Cortica, an Israeli image recognition technology startup, has completed its second round of funding. The funds include a US$ 7 million investment from Hong Kong-based Horizons Ventures and from Ynon Kreiz, the former Chairman and CEO of independent TV production company Endemol Group.
Cortica provides technology that enables computers to comprehend photo and video content on the Internet. The company says its platform can automatically recognize and interpret large amounts of visual data (photos and video) in real time including objects, places, faces, logos, brands, events, products — without false positives.
To develop the platform, Cortica conducted scientific research focused on understanding how neural networks of the human cortex perform complex computational tasks such as identifying patterns, classifying natural signals and understanding concepts.
Facebook, Google Interest Suggests Image Recognition Potential
Although Cortica claims its in-depth image recognition technology offers “vast improvement” over other image recognition systems, the fact remains it is competing in an increasingly crowded marketplace. And recent interest in image recognition shown by IT heavyweights Facebook and Google suggests there is potential for this marketplace to become far more mainstream.
In June 2012, Facebook acquired Face.com, provider of the facial recognition technology Facebook had already been using.
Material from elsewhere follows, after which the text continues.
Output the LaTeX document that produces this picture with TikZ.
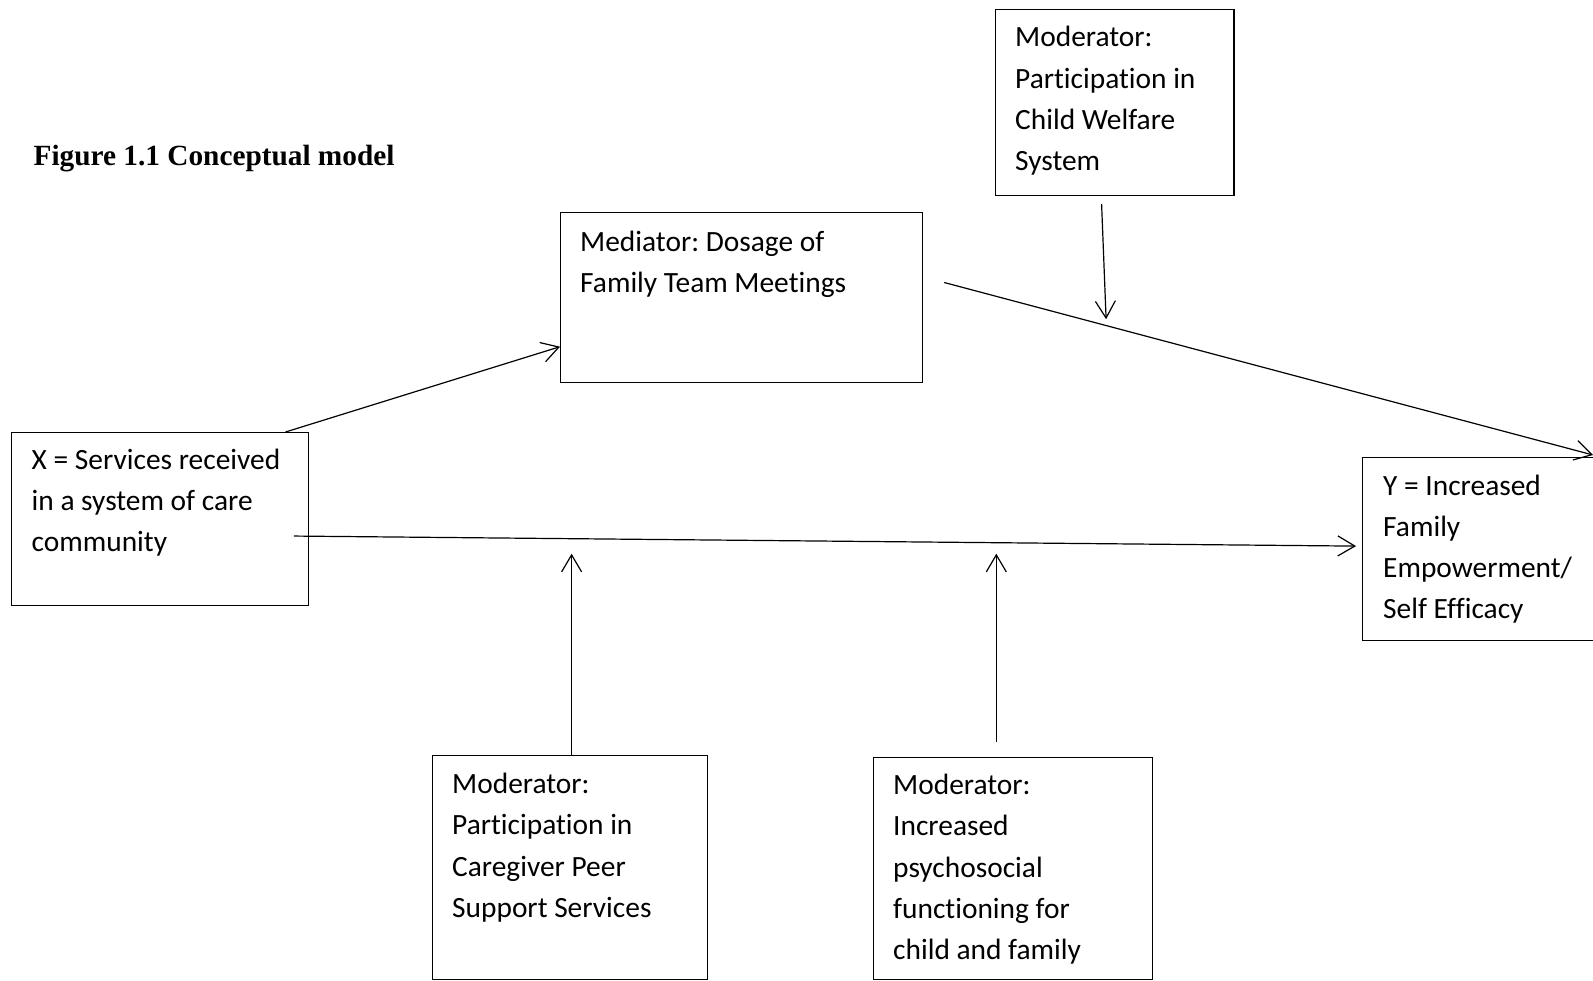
\documentclass[tikz,border=0pt]{standalone}
\usepackage{fontspec}
\setmainfont{Carlito}[Ligatures={NoCommon}]
\newfontfamily\titlefont{Liberation Serif}
\usetikzlibrary{arrows.meta}
\frenchspacing
\tikzset{
  box/.style={draw, line width=1.2pt, rectangle, inner sep=0pt, anchor=north west},
  txt/.style={anchor=base west, inner sep=0pt, font=\fontsize{29.4}{41.3}\selectfont},
  conn/.style={line width=1.2pt, -{Straight Barb[length=17pt,width=20pt,line width=1.2pt]}},
}
\begin{document}
\begin{tikzpicture}[x=1pt,y=-1pt]
\clip (0,0) rectangle (1593,980);
% title
\node[anchor=base west, inner sep=0pt, font=\titlefont\bfseries\fontsize{29.3}{34}\selectfont] (title) at (33.5,165) {Figure 1.1 Conceptual model};
% boxes
\node[box, minimum width=361.5pt, minimum height=170pt] (med) at (560,212) {};
\node[box, minimum width=238.8pt, minimum height=186pt] (modt) at (994.6,9) {};
\node[box, minimum width=297pt, minimum height=172.5pt] (xb) at (11,432) {};
\node[box, minimum width=260pt, minimum height=183pt] (yb) at (1362,457) {};
\node[box, minimum width=275pt, minimum height=224pt] (modl) at (432,755) {};
\node[box, minimum width=279pt, minimum height=222pt] (modr) at (873,757) {};
% texts
\node[txt] (medt) at (580,251) {\vtop{\hbox{Mediator: Dosage of}\hbox{Family Team Meetings}}};
\node[txt] (modtt) at (1015,46.7) {\vtop{\hbox{Moderator:}\hbox{Participation in}\hbox{Child Welfare}\hbox{System}}};
\node[txt] (xt) at (31.5,469) {\vtop{\hbox{X = Services received}\hbox{in a system of care}\hbox{community}}};
\node[txt] (yt) at (1383,495) {\vtop{\hbox{Y = Increased}\hbox{Family}\hbox{Empowerment/}\hbox{Self Efficacy}}};
\node[txt] (modlt) at (452,793.5) {\vtop{\hbox{Moderator:}\hbox{Participation in}\hbox{Caregiver Peer}\hbox{Support Services}}};
\node[txt] (modrt) at (893,794.5) {\vtop{\hbox{Moderator:}\hbox{Increased}\hbox{psychosocial}\hbox{functioning for}\hbox{child and family}}};
% connectors
\draw[conn] ([xshift=274.5pt]xb.north west) -- ([yshift=36.5pt]med.south west);
\draw[conn] ([xshift=21.5pt,yshift=-70.5pt]med.north east) -- ([xshift=231pt,yshift=2pt]yb.north west);
\draw[conn] ([xshift=-13pt,yshift=-8pt]modt.south) -- ([xshift=-8.5pt,yshift=-123pt]modt.south);
\draw[conn] ([xshift=-15.4pt,yshift=-17.2pt]xb.east) -- ([xshift=-6pt,yshift=3pt]yb.west);
\draw[conn] ([xshift=1.5pt]modl.north) -- ([xshift=1.5pt,yshift=201.3pt]modl.north);
\draw[conn] ([xshift=-16.8pt,yshift=15.3pt]modr.north) -- ([xshift=-16.8pt,yshift=203.3pt]modr.north);
\end{tikzpicture}
\end{document}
Face.com’s technology analyzes uploaded photos, compares them to existing, identified photos, and after matching faces, suggests a name for the uploading user to tag. Face.com will continue to provide tools and support for outside developers.
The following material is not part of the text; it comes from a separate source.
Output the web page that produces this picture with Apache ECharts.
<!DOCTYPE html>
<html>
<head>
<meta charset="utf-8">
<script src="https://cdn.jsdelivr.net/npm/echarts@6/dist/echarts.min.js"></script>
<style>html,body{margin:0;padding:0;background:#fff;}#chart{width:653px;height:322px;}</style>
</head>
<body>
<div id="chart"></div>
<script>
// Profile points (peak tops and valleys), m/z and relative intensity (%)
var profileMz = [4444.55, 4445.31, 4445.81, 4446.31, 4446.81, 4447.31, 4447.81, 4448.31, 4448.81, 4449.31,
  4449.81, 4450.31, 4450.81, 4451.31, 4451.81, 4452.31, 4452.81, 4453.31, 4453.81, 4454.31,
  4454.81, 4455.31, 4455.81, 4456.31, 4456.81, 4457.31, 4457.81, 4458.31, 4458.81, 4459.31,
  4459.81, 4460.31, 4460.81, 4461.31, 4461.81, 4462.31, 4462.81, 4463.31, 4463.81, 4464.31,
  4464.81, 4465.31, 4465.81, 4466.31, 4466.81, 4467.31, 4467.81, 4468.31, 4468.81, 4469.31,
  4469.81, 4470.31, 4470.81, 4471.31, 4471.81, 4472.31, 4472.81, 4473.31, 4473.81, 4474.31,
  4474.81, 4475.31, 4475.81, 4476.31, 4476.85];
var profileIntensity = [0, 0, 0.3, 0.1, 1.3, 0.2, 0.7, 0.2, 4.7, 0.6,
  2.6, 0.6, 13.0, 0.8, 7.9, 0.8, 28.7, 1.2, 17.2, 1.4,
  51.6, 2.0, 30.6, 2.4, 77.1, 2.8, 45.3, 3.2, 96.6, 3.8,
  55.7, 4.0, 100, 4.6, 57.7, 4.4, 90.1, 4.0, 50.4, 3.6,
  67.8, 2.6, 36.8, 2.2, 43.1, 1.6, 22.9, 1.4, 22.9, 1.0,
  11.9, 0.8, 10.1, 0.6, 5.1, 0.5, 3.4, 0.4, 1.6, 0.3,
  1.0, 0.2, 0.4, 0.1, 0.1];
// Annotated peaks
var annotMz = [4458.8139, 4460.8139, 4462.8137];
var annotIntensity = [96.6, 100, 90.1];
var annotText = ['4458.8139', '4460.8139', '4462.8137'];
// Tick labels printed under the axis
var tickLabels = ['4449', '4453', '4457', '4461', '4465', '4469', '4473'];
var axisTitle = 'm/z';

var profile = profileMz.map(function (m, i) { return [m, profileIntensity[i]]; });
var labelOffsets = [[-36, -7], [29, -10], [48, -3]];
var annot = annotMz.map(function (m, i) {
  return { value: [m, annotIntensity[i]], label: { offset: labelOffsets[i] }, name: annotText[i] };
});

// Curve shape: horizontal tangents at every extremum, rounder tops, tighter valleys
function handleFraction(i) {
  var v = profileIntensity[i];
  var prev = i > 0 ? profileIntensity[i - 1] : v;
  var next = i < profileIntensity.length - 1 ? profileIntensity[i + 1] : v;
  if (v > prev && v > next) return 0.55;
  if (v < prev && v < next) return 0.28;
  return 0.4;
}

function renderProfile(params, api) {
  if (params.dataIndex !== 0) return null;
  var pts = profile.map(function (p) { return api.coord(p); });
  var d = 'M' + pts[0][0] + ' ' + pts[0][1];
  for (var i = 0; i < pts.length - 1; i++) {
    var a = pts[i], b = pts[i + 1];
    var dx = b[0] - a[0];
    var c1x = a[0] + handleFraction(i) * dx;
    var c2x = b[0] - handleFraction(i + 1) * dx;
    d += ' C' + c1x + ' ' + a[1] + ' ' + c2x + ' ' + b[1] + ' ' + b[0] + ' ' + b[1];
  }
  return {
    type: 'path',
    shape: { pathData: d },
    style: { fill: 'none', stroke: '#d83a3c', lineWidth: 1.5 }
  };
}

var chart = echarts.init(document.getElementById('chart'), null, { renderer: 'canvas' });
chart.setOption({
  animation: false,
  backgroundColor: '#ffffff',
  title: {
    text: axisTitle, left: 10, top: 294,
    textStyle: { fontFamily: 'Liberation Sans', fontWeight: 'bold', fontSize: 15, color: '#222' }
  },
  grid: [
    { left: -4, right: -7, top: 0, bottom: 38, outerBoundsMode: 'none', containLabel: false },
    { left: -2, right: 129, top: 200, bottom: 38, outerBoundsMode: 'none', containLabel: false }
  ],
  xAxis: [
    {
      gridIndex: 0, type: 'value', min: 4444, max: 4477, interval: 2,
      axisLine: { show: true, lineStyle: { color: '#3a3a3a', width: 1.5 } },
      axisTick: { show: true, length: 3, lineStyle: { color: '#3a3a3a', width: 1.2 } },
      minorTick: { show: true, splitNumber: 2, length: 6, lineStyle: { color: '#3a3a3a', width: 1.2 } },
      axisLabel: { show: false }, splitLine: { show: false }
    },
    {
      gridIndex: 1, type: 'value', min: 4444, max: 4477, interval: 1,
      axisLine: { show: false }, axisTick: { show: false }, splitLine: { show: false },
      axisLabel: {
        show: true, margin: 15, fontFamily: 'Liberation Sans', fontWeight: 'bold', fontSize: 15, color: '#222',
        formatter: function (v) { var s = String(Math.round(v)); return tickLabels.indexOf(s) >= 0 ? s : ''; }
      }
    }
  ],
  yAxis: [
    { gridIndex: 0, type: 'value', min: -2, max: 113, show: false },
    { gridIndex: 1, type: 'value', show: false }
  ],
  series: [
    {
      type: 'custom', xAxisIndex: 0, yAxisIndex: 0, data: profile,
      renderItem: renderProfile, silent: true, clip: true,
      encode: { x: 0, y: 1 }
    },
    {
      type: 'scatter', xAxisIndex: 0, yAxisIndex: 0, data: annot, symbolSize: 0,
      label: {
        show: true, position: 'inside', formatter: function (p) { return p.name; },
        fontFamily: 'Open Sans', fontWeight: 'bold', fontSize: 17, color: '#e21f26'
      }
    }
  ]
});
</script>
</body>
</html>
And in April 2012, Google made a point of including its Google Goggles automatic image recognition into the new Google Drive service that offers cloud storage of images, videos and documents. Initially released in late 2009 as a Google Labs feature, Google Goggles allows users to take a photo of an object, be it a painting in an art gallery, a monument or product and Google can identify it and provide more information.
Image Recognition — Not Just a SciFi Security Tool
In the popular imagination, image recognition is a science fiction security device used to restrict access to the secret lairs of super villains. While image recognition does have security uses, its functionality extends far beyond that realm. Its greatest potential probably lies in its usefulness as a marketing/customer engagement tool.
For example, in March 2012 Forbes ran an article describing how Swedish company OculusAI has used image recognition technology in a mobile app called Productify that lets consumers take a photo of a product and find and purchase similar products on the Internet.
Consumers take photos of products they want to buy (currently product types are limited), and the app finds images of similar products on the sites of online retailers and furnishes links to buy them. Maybe not as exciting as an evil genius protecting the underground fortress where they are planning to conquer the world, but a lot more practical for everyday use.
Cortica was founded by neuroscientists Professor Yehoshua Zeevi and Karina Odinaev and engineer Igal Raichelgauz at the Technion technology institute in Israel. Cortica's commercial team will relocate to the US and will be based in New York, with an office in Silicon Valley. The first commercial applications of the technology will focus on advertising, search and image analytics. As part of the investment deal, Kreiz joins Cortica as chairman while founder Igal Raichelgauz continues as CEO. Cortica had previously raised US$ 4 million from a group of angel investors.